Releio A História da Filosofia, de Will Durant - livro fascinante que integra a coleção Os Pensadores, da editora Nova Cultural. A obra é essencial para aqueles que sabem (ou pelo menos desconfiam) que filosofia é bem mais do que loquacidade empolada.
Ainda que me arrisque em destrinchar a complexidade de alguns dos principais autores do ramo, estou certo de que suas histórias pessoais são bem mais interessantes que suas cogitações.
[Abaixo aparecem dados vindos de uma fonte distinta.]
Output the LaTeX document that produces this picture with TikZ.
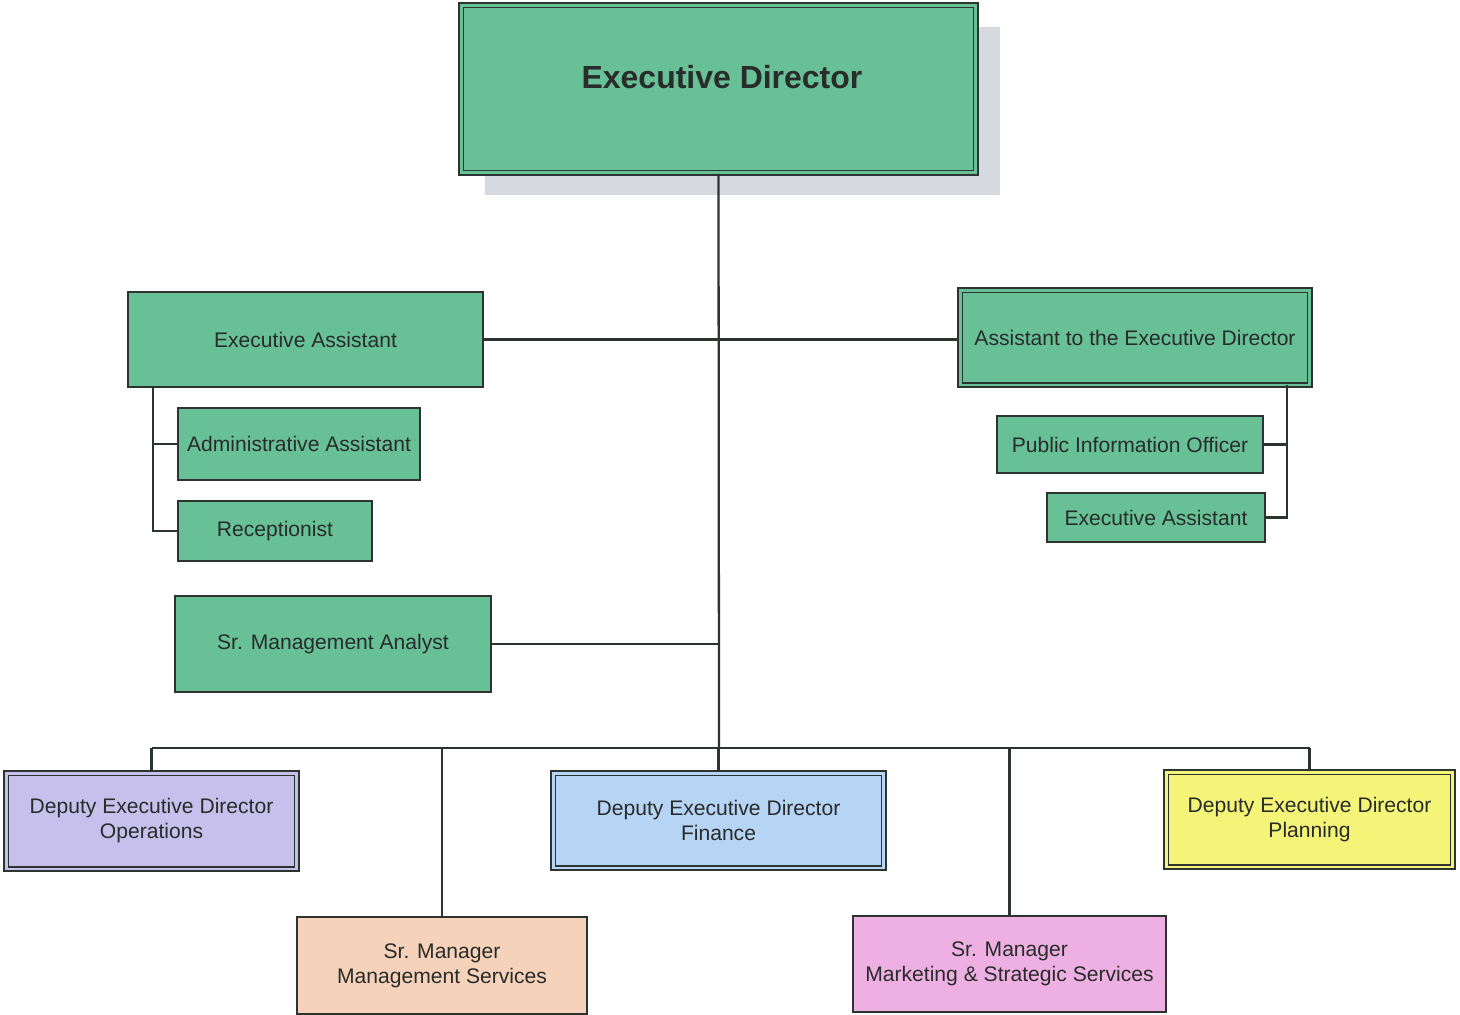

É o caso de Schopenhauer. A narrativa de seus insucessos e dissabores, abordados no livro de Durant, me fez lembrar, por conta da releitura, uma senhora, mãe de quatro filhos, a quem um dia tive oportunidade de contar uma das passagens da vida do pensador alemão.
Filho de um comerciante de mau gênio, Arthur Schopenhauer tomou ao pai o caráter prático e a aspereza no trato interpessoal. Era um sujeito casmurro, portanto. A mãe apresentava pendores literários, e em sua época se tornou conhecida autora de romances.
Morto o comerciante, a viúva entregou-se a um estilo de vida "mundano", adotando ela o amor livre como conduta. Abriu também os salões de sua nova residência em Weimar, para aonde se mudou, aos intelectuais mais populares do início do século 19.
Jovem talentoso, Schopenhauer rivalizava com ela a propensão ao brilhantismo intelectual. Ao ponto de Goethe dizer dele que ainda seria um homem muito famoso. A resposta da Sra. Schopenhauer a essa observação não poderia descrever melhor o ódio que reinava entre os dois. Segundo ela, não havia na mesma família lugar para dois gênios.
O relacionamento de ambos se deteriorava de tal forma que, certo dia, durante uma discussão, a escritora empurrou o filho escada abaixo. Foi por essa ocasião que o filósofo disse, ríspido, que a mãe só seria lembrada pela posteridade graças à fama que ele haveria de granjear.
A moral da história é que por trás de muita filosofia de boa reputação pode haver deploráveis acontecimentos familiares. E que por trás de muita família de renome, nenhuma filosofia.
Essa passagem da vida de Schopenhauer eu narrei à senhora citada anteriormente. Ao mencionar que o pensador acertara em sua previsão, acrescentando que ninguém hoje sabe o nome da mãe dele ou é capaz de lembrar-lhe o título de uma única obra, vi pousar-lhe uma sombra sobre o rosto. E compreendi que a narrativa lhe havia ferido o orgulho maternal. Visivelmente incomodada, ela mudou de assunto, como se a predominância do gênio filial sobre a fama materna fosse um sacrilégio imperdoável.
Então senti um forte desejo (devidamente reprimido pela prudência) de acalmá-la com a observação de que, porquanto não fosse ela uma intelectual, menos ainda de renome, seus filhos estavam a salvo de ter o brilhantismo de um Arthur Schopenhauer.